[START]

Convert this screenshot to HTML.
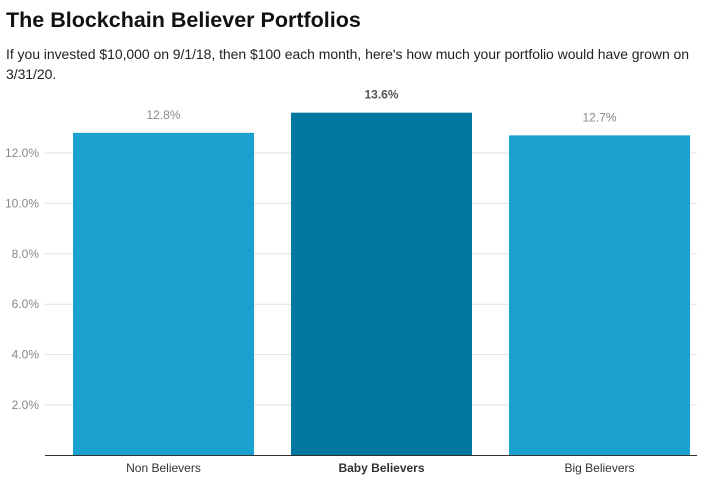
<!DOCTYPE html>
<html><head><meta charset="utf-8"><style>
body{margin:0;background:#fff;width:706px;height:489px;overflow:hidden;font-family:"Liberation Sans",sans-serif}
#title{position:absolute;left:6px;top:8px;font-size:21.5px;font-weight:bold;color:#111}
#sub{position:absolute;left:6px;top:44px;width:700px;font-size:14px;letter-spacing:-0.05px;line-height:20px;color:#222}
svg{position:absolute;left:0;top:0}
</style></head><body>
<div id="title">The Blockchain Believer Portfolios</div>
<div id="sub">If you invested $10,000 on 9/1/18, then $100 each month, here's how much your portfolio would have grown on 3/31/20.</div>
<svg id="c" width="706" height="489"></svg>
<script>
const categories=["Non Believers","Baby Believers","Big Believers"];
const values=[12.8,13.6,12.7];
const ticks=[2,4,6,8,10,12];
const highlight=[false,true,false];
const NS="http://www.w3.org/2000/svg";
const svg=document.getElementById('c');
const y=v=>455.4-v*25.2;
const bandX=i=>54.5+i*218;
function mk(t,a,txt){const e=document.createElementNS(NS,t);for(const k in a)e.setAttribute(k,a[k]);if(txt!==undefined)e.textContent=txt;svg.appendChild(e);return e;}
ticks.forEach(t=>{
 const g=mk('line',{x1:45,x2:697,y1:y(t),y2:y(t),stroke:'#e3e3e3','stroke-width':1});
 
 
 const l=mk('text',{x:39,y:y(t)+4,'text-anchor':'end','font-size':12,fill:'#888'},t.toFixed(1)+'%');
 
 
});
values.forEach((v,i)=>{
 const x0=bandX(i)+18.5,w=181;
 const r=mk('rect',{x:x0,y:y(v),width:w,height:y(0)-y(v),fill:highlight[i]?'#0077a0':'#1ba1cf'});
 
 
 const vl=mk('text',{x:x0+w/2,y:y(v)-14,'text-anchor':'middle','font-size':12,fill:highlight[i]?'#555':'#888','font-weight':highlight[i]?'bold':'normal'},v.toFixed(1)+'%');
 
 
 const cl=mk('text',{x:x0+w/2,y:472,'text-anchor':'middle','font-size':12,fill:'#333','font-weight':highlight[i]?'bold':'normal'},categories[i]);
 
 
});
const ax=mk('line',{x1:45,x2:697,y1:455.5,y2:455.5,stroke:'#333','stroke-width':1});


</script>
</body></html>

[END]

> **PROBLEM TO WORK ON**: Your task is an exact transcription of all the data, minus the pictures.

> **RESULT**:
Convert this screenshot to HTML.
<!DOCTYPE html>
<html><head><meta charset="utf-8"><style>
body{margin:0;background:#fff;width:706px;height:489px;overflow:hidden;font-family:"Liberation Sans",sans-serif}
#title{position:absolute;left:6px;top:8px;font-size:21.5px;font-weight:bold;color:#111}
#sub{position:absolute;left:6px;top:44px;width:700px;font-size:14px;letter-spacing:-0.05px;line-height:20px;color:#222}
svg{position:absolute;left:0;top:0}
</style></head><body>
<div id="title">The Blockchain Believer Portfolios</div>
<div id="sub">If you invested $10,000 on 9/1/18, then $100 each month, here's how much your portfolio would have grown on 3/31/20.</div>
<svg id="c" width="706" height="489"></svg>
<script>
const categories=["Non Believers","Baby Believers","Big Believers"];
const values=[12.8,13.6,12.7];
const ticks=[2,4,6,8,10,12];
const highlight=[false,true,false];
const NS="http://www.w3.org/2000/svg";
const svg=document.getElementById('c');
const y=v=>455.4-v*25.2;
const bandX=i=>54.5+i*218;
function mk(t,a,txt){const e=document.createElementNS(NS,t);for(const k in a)e.setAttribute(k,a[k]);if(txt!==undefined)e.textContent=txt;svg.appendChild(e);return e;}
ticks.forEach(t=>{
 const g=mk('line',{x1:45,x2:697,y1:y(t),y2:y(t),stroke:'#e3e3e3','stroke-width':1});
 
 
 const l=mk('text',{x:39,y:y(t)+4,'text-anchor':'end','font-size':12,fill:'#888'},t.toFixed(1)+'%');
 
 
});
values.forEach((v,i)=>{
 const x0=bandX(i)+18.5,w=181;
 const r=mk('rect',{x:x0,y:y(v),width:w,height:y(0)-y(v),fill:highlight[i]?'#0077a0':'#1ba1cf'});
 
 
 const vl=mk('text',{x:x0+w/2,y:y(v)-14,'text-anchor':'middle','font-size':12,fill:highlight[i]?'#555':'#888','font-weight':highlight[i]?'bold':'normal'},v.toFixed(1)+'%');
 
 
 const cl=mk('text',{x:x0+w/2,y:472,'text-anchor':'middle','font-size':12,fill:'#333','font-weight':highlight[i]?'bold':'normal'},categories[i]);
 
 
});
const ax=mk('line',{x1:45,x2:697,y1:455.5,y2:455.5,stroke:'#333','stroke-width':1});


</script>
</body></html>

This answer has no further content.